Tonight the Hauraki Gulf Forum gathers at the Royal New Zealand Yacht Squadron to release the seventh ‘State of the Gulf’ report, a sobering tri-annual account of everything we know about the health of Tikapa Moana-Te Moana a Toi. In 2023 the authors note an 82 per cent decrease in scallops, 62 per cent of seabirds at risk, a number of fish stocks well below the minimum levels designed to ensure the long-term sustainability of the fishery.

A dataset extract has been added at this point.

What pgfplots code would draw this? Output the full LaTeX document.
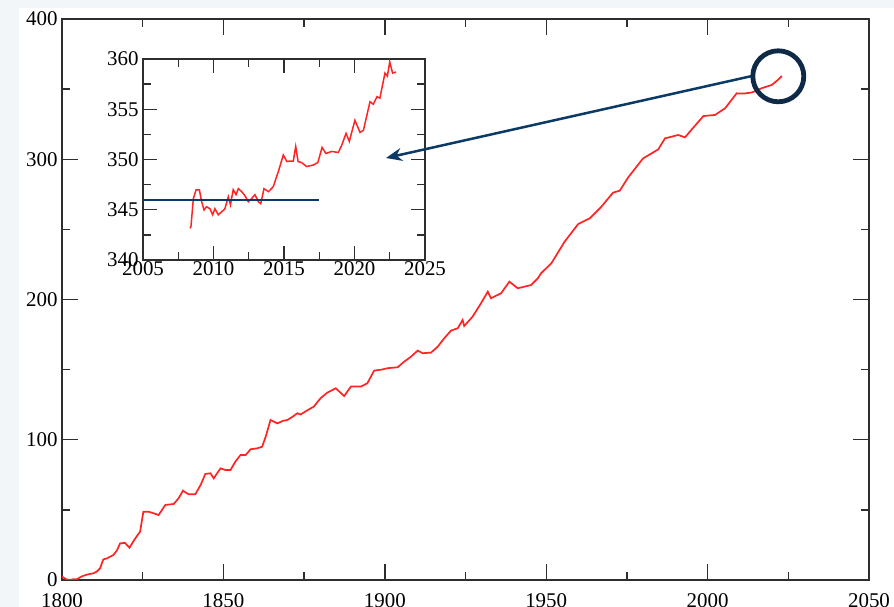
\documentclass[border=0pt]{standalone}
\usepackage{fontspec}
\setmainfont{Liberation Serif}
\usepackage{pgfplots}
\pgfplotsset{compat=1.18}
\usetikzlibrary{arrows.meta}
\definecolor{bgc}{HTML}{F2F6F8}
\definecolor{navy}{HTML}{0B3A66}
\definecolor{navyc}{HTML}{0E2A47}
\definecolor{axc}{HTML}{2E2E2E}
\definecolor{redl}{HTML}{FF2424}
\pgfplotsset{
  myax/.style={
    scale only axis,
    axis line style={axc, line width=1.7bp},
    every tick/.style={axc, line width=1.4bp},
    tick align=inside,
    xtick pos=both, ytick pos=both,
    xticklabel pos=lower, yticklabel pos=left,
    minor x tick num=1, minor y tick num=1,
    major tick length=16bp, minor tick length=8bp,
    tick label style={font=\fontsize{21}{24}\selectfont, text=black},
    /pgf/number format/assume math mode=true,
    /pgf/number format/1000 sep={},
  }
}
\begin{document}
\begin{tikzpicture}
\useasboundingbox (0bp,0bp) rectangle (894bp,607bp);
\clip (0bp,0bp) rectangle (894bp,607bp);
\fill[bgc] (0bp,0bp) rectangle (894bp,607bp);
\fill[white] (19bp,0bp) rectangle (894bp,599bp);
\begin{axis}[myax,
  at={(62bp,27bp)}, anchor=south west,
  width=807bp, height=561bp,
  xmin=1800, xmax=2050, ymin=0, ymax=400,
  xtick={1800,1850,...,2050}, ytick={0,100,...,400},
  xticklabel shift=10bp, yticklabel shift=1bp,
]
\addplot[redl, line width=1.7bp] coordinates {
(1800.0,2.5) (1800.6,1.5) (1801.5,0.3) (1802.5,0) (1803.5,0.6) (1804.6,0.5)
(1805.5,1.8) (1806.6,3) (1808,4) (1809.7,4.8) (1810.8,6) (1811.8,8.3)
(1812.8,14.7) (1814,15.5) (1815.9,17.8) (1817,21) (1818,26.1) (1819.5,26.5)
(1820.9,23) (1822.5,29) (1824.2,34.5) (1825.2,48.7) (1826.8,48.7) (1828.5,47.5)
(1829.9,46.3) (1831,50) (1832,53.5) (1834.6,54.2) (1836.1,58.2) (1837.5,63.7)
(1839.2,61.1) (1841.3,61.1) (1843,68) (1844.4,75.6) (1846,76.1) (1847,72.5)
(1849.1,79.6) (1850.5,78.5) (1852.2,78.4) (1853.7,84.4) (1855.3,89.1) (1856.9,89.1)
(1858.4,93.2) (1860.5,93.9) (1862,95) (1863.1,102.2) (1864.6,114.1) (1866.7,111.7)
(1868.5,113.5) (1869.8,114.1) (1871.5,116.5) (1872.9,118.9) (1873.9,118) (1876,121)
(1878,123.6) (1880.1,129.6) (1882.2,133.6) (1884.8,136.7) (1887.4,131.2) (1889.5,137.9)
(1892.6,137.9) (1894.6,140.3) (1896.7,149.3) (1899,150) (1900.8,151) (1904,151.7)
(1906,155.7) (1908,159) (1910.2,163.6) (1911.7,161.7) (1914.3,162.1) (1916.4,166.4)
(1918.4,172.3) (1920.5,177.8) (1922.6,179.5) (1924.1,185.4) (1924.6,181.1) (1927.2,187.8)
(1929.8,197.3) (1931.9,205.6) (1932.9,200.9) (1936,204.4) (1938.6,212.7) (1941.2,208)
(1945.3,210.3) (1947.4,215.1) (1948.4,218.7) (1951.6,225.8) (1955.7,241.2) (1959.9,253.8)
(1963.5,257.9) (1967.1,266.2) (1970.7,276.2) (1972.8,277.6) (1975.4,287.1) (1980,300.6)
(1984.7,307) (1986.8,314.9) (1990.9,317.3) (1993,315.6) (1995.1,321.3) (1998.7,330.8)
(2002.3,331.6) (2005.4,336.3) (2009,347) (2011.1,346.8) (2013.7,347.6) (2016.8,350.7)
(2019.9,353) (2021.5,356) (2023,359.3)
};
\end{axis}
\begin{axis}[myax,
  at={(143bp,347bp)}, anchor=south west,
  width=282bp, height=201bp,
  axis background/.style={fill=white},
  xmin=2005, xmax=2025, ymin=340, ymax=360,
  xtick={2005,2010,...,2025}, ytick={340,345,...,360},
  major tick length=14bp, minor tick length=8bp,
  xticklabel shift=-2bp, yticklabel shift=1bp,
]
\addplot[redl, line width=1.5bp] coordinates {
(2008.33,343.15) (2008.4,343.3) (2008.57,346.1) (2008.76,346.97) (2009.0,346.97)
(2009.16,345.8) (2009.33,344.97) (2009.5,345.3) (2009.75,345.1) (2009.94,344.5)
(2010.1,345.1) (2010.34,344.5) (2010.58,344.8) (2010.8,345.07) (2011.05,346.3)
(2011.2,345.5) (2011.4,347) (2011.6,346.5) (2011.76,347.1) (2012.0,346.8)
(2012.23,346.4) (2012.47,345.8) (2012.7,346.1) (2012.94,346.5) (2013.18,345.8)
(2013.35,345.6) (2013.58,347.1) (2013.9,346.8) (2014.24,347.3) (2014.6,348.8)
(2014.95,350.45) (2015.2,349.8) (2015.47,349.85) (2015.66,349.85) (2015.83,351.3)
(2016.0,349.8) (2016.25,349.7) (2016.6,349.3) (2017.08,349.45) (2017.4,349.7)
(2017.7,351.2) (2017.97,350.6) (2018.38,350.8) (2018.85,350.7) (2019.09,351.4)
(2019.4,352.6) (2019.63,351.8) (2020.03,353.9) (2020.39,352.7) (2020.63,352.9)
(2021.1,355.75) (2021.33,355.5) (2021.6,356.25) (2021.8,356.1) (2022.16,358.6)
(2022.33,358.3) (2022.5,359.7) (2022.7,358.6) (2022.94,358.7)
};
\addplot[navy, line width=1.9bp] coordinates {(2005,346) (2017.45,346)};
\end{axis}
\begin{scope}[x=1bp, y=1bp]
\draw[navy, line width=2.5bp, -{Stealth[length=16bp, width=13bp]}] (752,531) -- (386,449);
\draw[navyc, line width=4.8bp] (778.3,530.7) circle (25.5);
\end{scope}
\end{tikzpicture}
\end{document}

It also paints a dark picture of the future, predicting lethal heat waves, stronger storms, land inundation and increased coastal erosion as the ocean warms.
Forum Co-Chair Toby Adams grimly presaged the report: “Seabirds struggling to feed their young, the near loss of our last scallop beds, uncontrolled kina devouring our kelp, and the rise in milky-flesh snapper are just some of the stories that have emerged over the past three years since the last report in 2020, pointing to continued ecological collapse.”
But for the first time this parade of bad news takes on a new complexion. These new protections put us “on the cusp” of change, the report promises. And tonight, 23 long years since the establishment of the Marine Park, visitors can finally celebrate arriving at the start line of our journey to recovery. The race for the Gulf is about to begin.